So, what am I working on now?  (This, by the way, is the one question that I am guaranteed to be asked most once THE CELESTIALS comes out, the way newly-married couples are inevitably asked when they’re going to have kids.)  The truth is, I’ve got good idea after good idea, and I can’t seem to commit to any of them.

A few months ago, I had two good ideas: a novel based on the American woman to bring the first live panda back to the States from China and a novel about a woman who dies in a car crash who may or may not have been leaving her husband, and who may or may not have been on her cell phone telling her lover if she was going to leave her husband when she crashed.  Did I want to do a book more like my most recent novel?  Historical fiction requiring lots of research, real live people (who may or may not get annoyed at my fictional representations of them) in real live situations.  Or did I want to do a book more like the short stories I tend to write?  Sad Characters Having Angry Sex.

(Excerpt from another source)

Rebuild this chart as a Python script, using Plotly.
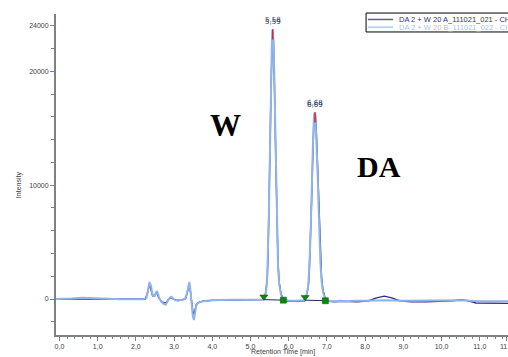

Turns out, no need to choose between two, since now I have at least half a dozen good ideas.  A possible rape told from the point of view of the town where it occurs.  A novel based on the women who started a program for stray dogs in prisons and then fell in love with one of the inmates, breaking him out of the prison in a dog crate.  The Case of the 22 Chinese Women in California in 1874 which led to the first Chinese litigant before the U.S. Supreme Court.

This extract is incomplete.